Best tool to check Robots.txt permissions of a website

Robots Txt File

Faisal Shahzad 28-02-2023 Web Analysis Tools

Robots.txt checker is an online tool to check, analyze and validate your robots.txt file. This check is very important for the technical SEO of a website. Our tools analyze the robots.txt file of a website and also provide a search function to look for a specific robot’s configuration in your robots.txt file and restriction applied on a specific directory.

Why does checking robots.txt matter?

Most web admins need to put focus on robots.txt file configuration. By checking the robots.txt file, your website, and your competitors, you can find some common mistakes on the website. These mistakes can be costly, such as allowing any web crawler and bot to crawl your website unmetered without restriction.

How to use SERP Wings robots.txt file checker?

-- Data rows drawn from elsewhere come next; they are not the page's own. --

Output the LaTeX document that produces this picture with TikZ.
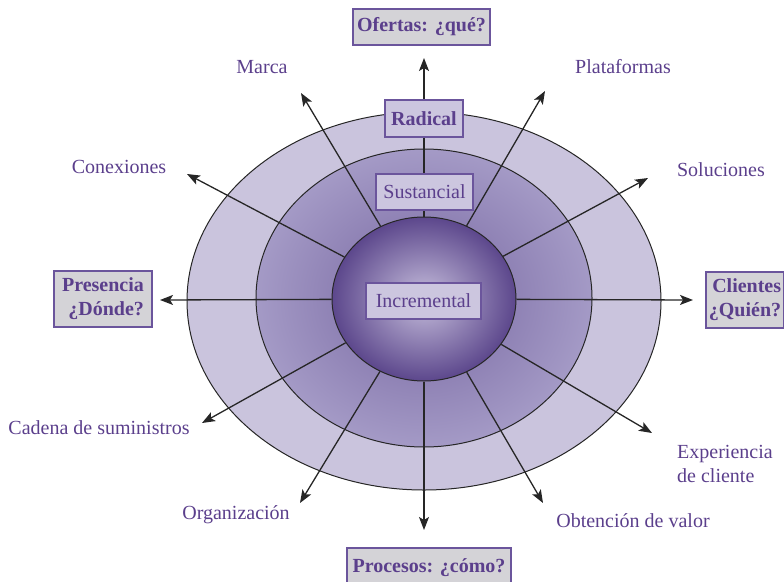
\documentclass[tikz,border=0pt]{standalone}
\usepackage{fontspec}
\setmainfont{Liberation Serif}
\usetikzlibrary{shapes.geometric,arrows.meta}

\definecolor{txt}{HTML}{5B3F8C}
\definecolor{edge}{HTML}{6B559C}
\definecolor{ringout}{HTML}{CAC4DD}
\definecolor{ringmidA}{HTML}{8E81B4}
\definecolor{ringmidB}{HTML}{A49AC6}
\definecolor{coreLight}{HTML}{C6BEDC}
\definecolor{coreDark}{HTML}{5C478C}
\definecolor{tagfill}{HTML}{D4D3D7}
\definecolor{levelfill}{HTML}{CCC6DF}

% middle ring: darker towards the core, lighter towards the outer ring
\pgfdeclareradialshading{midring}{\pgfpoint{0bp}{0bp}}{%
  color(0bp)=(ringmidA); color(13bp)=(ringmidA); color(25bp)=(ringmidB); color(50bp)=(ringmidB)}

\begin{document}
\begin{tikzpicture}[x=1pt,y=-1pt,
  every node/.style={font=\fontsize{20}{24}\selectfont, text=txt},
  disc/.style={ellipse, draw=black!85, line width=1pt, inner sep=0pt},
  spoke/.style={draw=black!85, line width=1.3pt,
    -{Stealth[length=13pt,width=10pt,inset=3pt]}},
  tag/.style={draw=edge, line width=1.2pt, fill=tagfill, inner sep=0pt,
    font=\bfseries\fontsize{20}{24}\selectfont},
  level/.style={draw=edge, line width=1.2pt, fill=levelfill, inner sep=0pt},
  lbl/.style={inner sep=0pt}
]
\useasboundingbox (0,0) rectangle (784,581);

% concentric rings
\node[disc, fill=ringout, minimum width=474pt, minimum height=378pt] (outer) at (424,301) {};
\node[disc, shading=midring, minimum width=336pt, minimum height=298pt] (mid) at (424,298) {};
\node[disc, shading=radial, inner color=coreLight, outer color=coreDark,
      minimum width=184pt, minimum height=164pt] (core) at (424,299) {};

% arrow end points
\coordinate (tN)  at (424,58);
\coordinate (tS)  at (424,530);
\coordinate (tW)  at (160,300);
\coordinate (tE)  at (693,300);
\coordinate (tMa) at (301,93);
\coordinate (tPl) at (545,91);
\coordinate (tCo) at (187,174);
\coordinate (tSo) at (648,178);
\coordinate (tCa) at (202,423);
\coordinate (tOr) at (300,503);
\coordinate (tOb) at (543,503);
\coordinate (tEx) at (652,433);

% spokes
\foreach \t in {tN,tS,tW,tE,tMa,tPl,tCo,tSo,tCa,tOr,tOb,tEx}
  \draw[spoke] (core) -- (\t);

% innovation levels
\node[level, minimum width=78pt, minimum height=37pt] (radical) at (424,118.5) {\bfseries Radical};
\node[level, minimum width=97pt, minimum height=36pt] (sust) at (424.5,192) {Sustancial};
\node[level, minimum width=115pt, minimum height=36pt] (incr) at (423.5,301) {Incremental};

% main dimensions
\node[tag, minimum width=137pt, minimum height=36pt] (ofertas) at (421.5,27) {Ofertas: ¿qué?};
\node[tag, minimum width=164pt, minimum height=40pt] (procesos) at (429,568) {Procesos: ¿cómo?};
\node[tag, minimum width=98pt, minimum height=56pt, align=right] (presencia) at (103,299) {Presencia\\¿Dónde?};
\node[tag, minimum width=78pt, minimum height=56pt, align=right] (clientes) at (745,300) {Clientes\\¿Quién?};

% further dimensions
\node[lbl] (marca) at (262,67) {Marca};
\node[lbl] (plat) at (623,67) {Plataformas};
\node[lbl] (conex) at (119,167) {Conexiones};
\node[lbl] (solu) at (721,170) {Soluciones};
\node[lbl] (cadena) at (99,428) {Cadena de suministros};
\node[lbl] (organ) at (236,515) {Organización};
\node[lbl] (obten) at (633,521) {Obtención de valor};
\node[lbl, anchor=west, align=left] (exper) at (677,464) {Experiencia\\de cliente};
\end{tikzpicture}
\end{document}
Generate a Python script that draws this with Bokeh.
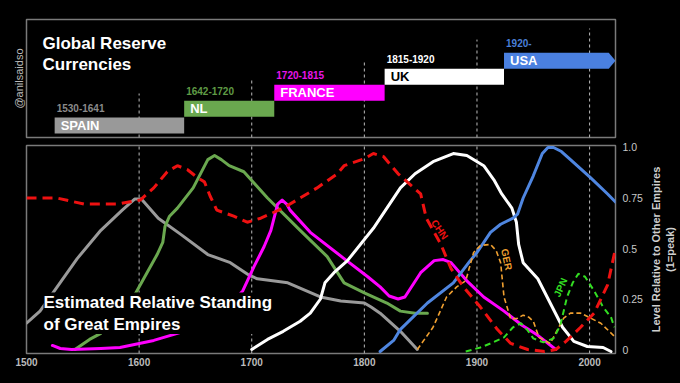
from bokeh.plotting import figure
from bokeh.models import Range1d, Label, FixedTicker, ColumnDataSource, Title
from bokeh.layouts import column, row
from bokeh.embed import file_html
from bokeh.resources import INLINE
from bokeh.core.properties import value
import math

FONT = "Liberation Sans"
BG = "#000000"
X0, X1 = 1500, 2023

# ---------------- data ----------------
# reserve-currency periods (top panel)
cur_names = ["SPAIN", "NL", "FRANCE", "UK", "USA"]
cur_years = ["1530-1641", "1642-1720", "1720-1815", "1815-1920", "1920-"]
cur_start = [1525, 1640, 1720, 1818, 1924]
cur_end = [1640, 1720, 1818, 1924, 2017]
cur_level = [0.25, 1.3, 2.3, 3.3, 4.3]
cur_colors = ["#999999", "#6aa84f", "#ff00ff", "#ffffff", "#4a80e0"]
cur_year_colors = ["#8a8a8a", "#5f9a45", "#e815e8", "#ffffff", "#4a7fd8"]
cur_text_colors = ["#ffffff", "#ffffff", "#ffffff", "#000000", "#ffffff"]

guide_years = [1600, 1700, 1800, 1900, 2000]
guide_tops = [2.75, 3.69, 4.81, 6.12, 6.81]

# relative standing (bottom panel)
spain_x = [1500, 1506, 1512, 1526, 1545, 1566, 1585, 1596, 1602, 1617, 1637, 1661, 1681, 1697, 1705,
           1732, 1761, 1779, 1800, 1806, 1814, 1832, 1847]
spain_y = [0.13, 0.16, 0.19, 0.30, 0.45, 0.59, 0.69, 0.745, 0.745, 0.65, 0.57, 0.47, 0.43, 0.37, 0.35,
           0.33, 0.26, 0.24, 0.23, 0.21, 0.18, 0.09, 0.0]

nl_x = [1543, 1556, 1566, 1580, 1597, 1607, 1616, 1621, 1623, 1627, 1634, 1648, 1661, 1667, 1673, 1680,
        1693, 1714, 1743, 1767, 1782, 1800, 1820, 1832, 1845, 1856]
nl_y = [0.0, 0.05, 0.08, 0.17, 0.28, 0.38, 0.47, 0.53, 0.61, 0.66, 0.70, 0.80, 0.94, 0.96, 0.94, 0.91,
        0.88, 0.75, 0.59, 0.46, 0.33, 0.28, 0.23, 0.19, 0.18, 0.18]

fr_x = [1523, 1530, 1540, 1566, 1583, 1613, 1637, 1655, 1670, 1682, 1692, 1702, 1711, 1717, 1723, 1727,
        1731, 1734, 1752, 1782, 1803, 1814, 1822, 1830, 1836, 1850, 1862, 1870, 1877, 1891, 1906, 1924,
        1940, 1954, 1970]
fr_y = [0.02, 0.005, 0.0, 0.005, 0.01, 0.045, 0.085, 0.135, 0.18, 0.23, 0.29, 0.41, 0.51, 0.59, 0.72, 0.74,
        0.72, 0.69, 0.58, 0.45, 0.36, 0.31, 0.265, 0.25, 0.26, 0.38, 0.44, 0.445, 0.43, 0.34, 0.26, 0.19,
        0.12, 0.07, 0.0]

uk_x = [1700, 1714, 1728, 1743, 1752, 1761, 1765, 1773, 1785, 1808, 1832, 1845, 1861, 1879, 1891, 1906,
        1915, 1922, 1931, 1935, 1937, 1941, 1954, 1965, 1976, 1986, 1998, 2012, 2019]
uk_y = [0.0, 0.05, 0.09, 0.14, 0.18, 0.25, 0.33, 0.38, 0.44, 0.60, 0.80, 0.87, 0.93, 0.97, 0.96, 0.91,
        0.84, 0.77, 0.70, 0.63, 0.52, 0.43, 0.35, 0.23, 0.11, 0.04, 0.015, 0.01, -0.01]

usa_x = [1814, 1826, 1832, 1856, 1879, 1894, 1900, 1912, 1921, 1932, 1936, 1941, 1950, 1958, 1963, 1968,
         1975, 1983, 2001, 2016, 2023]
usa_y = [-0.01, 0.045, 0.10, 0.23, 0.33, 0.44, 0.48, 0.58, 0.62, 0.65, 0.67, 0.75, 0.86, 0.97, 1.0, 1.0,
         0.98, 0.94, 0.85, 0.77, 0.73]

chn_x = [1500, 1527, 1551, 1581, 1601, 1613, 1625, 1634, 1643, 1652, 1658, 1663, 1669, 1684, 1696, 1708,
         1728, 1758, 1776, 1782, 1800, 1808, 1817, 1830, 1838, 1850, 1855, 1868, 1877, 1888, 1903, 1918,
         1930, 1945, 1960, 1970, 1979, 1992, 2004, 2016, 2023]
chn_y = [0.75, 0.75, 0.72, 0.72, 0.74, 0.80, 0.88, 0.91, 0.89, 0.85, 0.83, 0.76, 0.69, 0.66, 0.63, 0.65,
         0.70, 0.80, 0.87, 0.91, 0.945, 0.97, 0.955, 0.87, 0.83, 0.77, 0.65, 0.52, 0.40, 0.31, 0.21, 0.10,
         0.03, 0.0, -0.01, 0.0, 0.04, 0.11, 0.18, 0.32, 0.50]

ger_x = [1847, 1861, 1873, 1882, 1890, 1894, 1897, 1903, 1912, 1917, 1921, 1924, 1930, 1936, 1941, 1946,
         1950, 1955, 1965, 1977, 1983, 1992, 2010, 2023]
ger_y = [0.0, 0.11, 0.26, 0.31, 0.34, 0.42, 0.48, 0.515, 0.52, 0.49, 0.43, 0.26, 0.15, 0.155, 0.17, 0.16,
         0.14, 0.06, 0.03, 0.155, 0.18, 0.18, 0.13, 0.06]

jpn_x = [1890, 1903, 1912, 1924, 1932, 1939, 1945, 1950, 1959, 1968, 1974, 1980, 1985, 1990, 1996, 2004,
         2012, 2019, 2022]
jpn_y = [-0.01, 0.01, 0.03, 0.06, 0.11, 0.13, 0.095, 0.055, 0.035, 0.055, 0.12, 0.26, 0.33, 0.375, 0.36,
         0.29, 0.21, 0.16, 0.11]

x_ticks = [1500, 1600, 1700, 1800, 1900, 2000]
y_ticks = [0, 0.25, 0.5, 0.75, 1.0]
y_tick_labels = ["0", "0.25", "0.5", "0.75", "1.0"]
y_title = "Level Relative to Other Empires\n(1=peak)"

# ---------------- top panel ----------------
top = figure(width=680, height=140, x_range=Range1d(X0, X1), y_range=Range1d(0, 7.375),
             output_backend="svg", toolbar_location=None,
             x_axis_location=None, y_axis_location=None,
             min_border_left=26, min_border_right=65, min_border_top=19, min_border_bottom=3,
             background_fill_color=BG, border_fill_color=BG,
             outline_line_color="#7a7a7a", outline_line_width=1.5)
top.grid.visible = False

top.segment(x0=guide_years, y0=[0] * len(guide_years), x1=guide_years, y1=guide_tops,
            line_color="#bbbbbb", line_width=1, line_dash="3 3")

top.quad(left=cur_start[:-1], right=cur_end[:-1], bottom=cur_level[:-1],
         top=[b + 1 for b in cur_level[:-1]], fill_color=cur_colors[:-1], line_color=None)
# USA bar as an arrow running to the end of the axis
ub, ut = cur_level[-1], cur_level[-1] + 1
top.patch(x=[cur_start[-1], cur_end[-1], X1, cur_end[-1], cur_start[-1]],
          y=[ub, ub, (ub + ut) / 2, ut, ut], fill_color=cur_colors[-1], line_color=None)

src_names = ColumnDataSource(dict(x=cur_start, y=[b + 0.5 for b in cur_level], t=cur_names,
                                  c=cur_text_colors))
top.text(x="x", y="y", text="t", text_color="c", source=src_names, x_offset=6,
         text_font=value(FONT), text_font_style="bold", text_font_size="13px",
         text_baseline="middle", text_align="left")
src_years = ColumnDataSource(dict(x=cur_start, y=[b + 1.6 for b in cur_level], t=cur_years,
                                  c=cur_year_colors))
top.text(x="x", y="y", text="t", text_color="c", source=src_years, x_offset=2,
         text_font=value(FONT), text_font_style="bold", text_font_size="10px",
         text_baseline="middle", text_align="left")

top.add_layout(Label(x=1514.2, y=6.5, text="Global Reserve\nCurrencies", text_color="#ffffff",
                     text_font=FONT, text_font_style="bold", text_font_size="17px",
                     text_baseline="top", text_align="left", text_line_height=1.15))
top.add_layout(Title(text="@anilsaidso", align="center", text_color="#bbbbbb", text_font=FONT,
                     text_font_style="normal", text_font_size="11px", standoff=3, offset=0),
               "left")

# ---------------- bottom panel ----------------
bot = figure(width=645, height=243, x_range=Range1d(X0, X1), y_range=Range1d(-0.0198, 1.0099),
             output_backend="svg", toolbar_location=None, y_axis_location="right",
             min_border_left=26, min_border_right=30, min_border_top=5, min_border_bottom=30,
             background_fill_color=BG, border_fill_color=BG,
             outline_line_color="#7a7a7a", outline_line_width=1.5)
bot.grid.visible = False

bot.segment(x0=guide_years, y0=[-0.0198] * len(guide_years), x1=guide_years,
            y1=[1.0099] * len(guide_years), line_color="#bbbbbb", line_width=1, line_dash="3 3")

solid = dict(line_width=3, line_join="round", line_cap="round")
bot.line(spain_x, spain_y, line_color="#9a9a9a", **solid)
bot.line(nl_x, nl_y, line_color="#6aa84f", **solid)
bot.line(fr_x, fr_y, line_color="#ff00ff", **solid)
bot.line(uk_x, uk_y, line_color="#ffffff", **solid)
bot.line(usa_x, usa_y, line_color="#4f86e0", **solid)
bot.line(ger_x, ger_y, line_color="#f0a030", line_width=1.6, line_dash="5 3")
bot.line(jpn_x, jpn_y, line_color="#33dd22", line_width=2, line_dash="6 4")
bot.line(chn_x, chn_y, line_color="#ee1111", line_width=3, line_dash="10 6")

bot.add_layout(Label(x=1866.8, y=0.594, text="CHN", text_color="#ee1111", angle=math.radians(-55),
                     text_font=FONT, text_font_style="bold", text_font_size="10px",
                     text_baseline="middle", text_align="center"))
bot.add_layout(Label(x=1926.3, y=0.446, text="GER", text_color="#f0a030", angle=math.radians(-78),
                     text_font=FONT, text_font_style="bold", text_font_size="10px",
                     text_baseline="middle", text_align="center"))
bot.add_layout(Label(x=1974.2, y=0.307, text="JPN", text_color="#33dd22", angle=math.radians(66),
                     text_font=FONT, text_font_style="bold", text_font_size="10px",
                     text_baseline="middle", text_align="center"))

bot.add_layout(Label(x=1515.1, y=0.282, text="Estimated Relative Standing\nof Great Empires",
                     text_color="#ffffff", background_fill_color=BG, text_font=FONT,
                     text_font_style="bold", text_font_size="17px", text_baseline="top",
                     text_align="left", text_line_height=1.18))

xa = bot.xaxis[0]
xa.ticker = FixedTicker(ticks=x_ticks)
xa.axis_line_color = None
xa.major_tick_line_color = None
xa.minor_tick_line_color = None
xa.major_tick_out = 0
xa.minor_tick_out = 0
xa.major_label_standoff = 4
xa.major_label_text_color = "#bbbbbb"
xa.major_label_text_font = FONT
xa.major_label_text_font_style = "bold"
xa.major_label_text_font_size = "10px"

ya = bot.yaxis[0]
ya.ticker = FixedTicker(ticks=y_ticks)
ya.major_label_overrides = {t: s for t, s in zip(y_ticks, y_tick_labels)}
ya.axis_line_color = None
ya.major_tick_line_color = None
ya.minor_tick_line_color = None
ya.major_tick_out = 0
ya.minor_tick_out = 0
ya.major_label_standoff = 7
ya.major_label_text_color = "#c8c8c8"
ya.major_label_text_font = FONT
ya.major_label_text_font_size = "10.5px"

# narrow side panel carrying the rotated right-hand axis title
side = figure(width=35, height=243, x_range=Range1d(0, 1), y_range=Range1d(0, 1),
              output_backend="svg", toolbar_location=None, x_axis_location=None,
              y_axis_location="left", min_border_left=34, min_border_right=0,
              min_border_top=5, min_border_bottom=30,
              background_fill_color=BG, border_fill_color=BG, outline_line_color=None)
side.grid.visible = False
sa = side.yaxis[0]
sa.ticker = FixedTicker(ticks=[])
sa.axis_line_color = None
sa.major_tick_line_color = None
sa.minor_tick_line_color = None
sa.major_tick_out = 0
sa.minor_tick_out = 0
sa.major_label_standoff = 0
sa.axis_label = y_title
sa.axis_label_standoff = 4
sa.axis_label_text_color = "#cfcfcf"
sa.axis_label_text_font = FONT
sa.axis_label_text_font_style = "bold"
sa.axis_label_text_font_size = "11px"
sa.axis_label_text_line_height = 1.15

layout = column(top, row(bot, side, spacing=0), spacing=0, styles={"background-color": BG})
html = file_html(layout, INLINE)
html = html.replace("<body>", '<body style="background-color:#000000;">', 1)
open("out.html", "w").write(html)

Put your website URL inside the text box and hit analyze button. Our backend functions will fetch the robots.txt file of your provided web address and then analyze/present it to you in a readable manner. You do not need to include robots.txt in your provided URL (a simple URL/web address is enough). Our algorithms are intelligent enough to check and validate your URL.

What are the important components of the robots.txt file?

A robots.txt file can restrict any crawl bot from accessing a file/directory. This restriction is global or specific to certain regional content on your website.

  • User Agents
  • Disallow Components
    • Blocked Pages
    • Blocked Directories
  • Allow Components
    • Allow Pages
    • Disallow Pages

After analyzing your website Allow and Disallow directories for a specific robot, you can reconfigure and change them from your content management system. You can edit them manually or through a plugin offered by your Content Management System (e.g. from WordPress Plugin Directory).

Python Code to Check Robots.txt File

We are using the following python code to check the robots.txt file of a website. First get a repsonse object using request library for your website (www.website.com). Then use following code to parse robots.txt file.

for item in response.text.split("User-agent:"):
    if item:
        subitem = [
            subitem.strip() for subitem in item.split("\n") if subitem
        ]
        bot = subitem[0]
        if not bot.startswith("#"):
            allow = [
                it.split("Allow:")[-1]
                for it in subitem[1:]
                if it.startswith("Allow:")
            ]
            disallow = [
                it.split("Disallow:")[-1]
                for it in subitem[1:]
                if it.startswith("Disallow:")
            ]
            comment = [
                it.split("# ")[-1]
                for it in subitem[1:]
                if it.startswith("#")
            ]

            if allow:
                robot_txt += [
                    {bot: {"al": al, "dal": ""}} for al in allow
                ]

            if disallow:
                robot_txt += [
                    {bot: {"al": "", "dal": dal}} for dal in disallow
                ]

            if not (allow or disallow):
                robot_txt += [
                    {
                        bot: {
                            "al": "",
                            "dal": "",
                        }
                    }
                ]

Things to keep in mind when checking robots.txt file

  • Check your current robots.txt file to find any issues with it
  • Make sure you only block that robot you do not want to crawl your website.
  • Avoid adding a delays tag for robots, as most robots do not like it.
  • You can also block SEO tools crawl agents, e.g. AHREFs, or SEMRush. A list of such agents can be found on www.seowings.org/robots-txt/
  • You must occasionally revise the robots.txt file of your website to make sure that it complies with your SEO plan.

Conclusion

Analyzing the robots.txt file is an important part of technical SEO, which still needs to be noticed. Make sure you analyze it and avoid any discrepancies concerning your SEO Plan. Make a habit of checking it at regular intervals. Also, watch your competitor’s robots.txt file to get inspiration from their SEO strategies.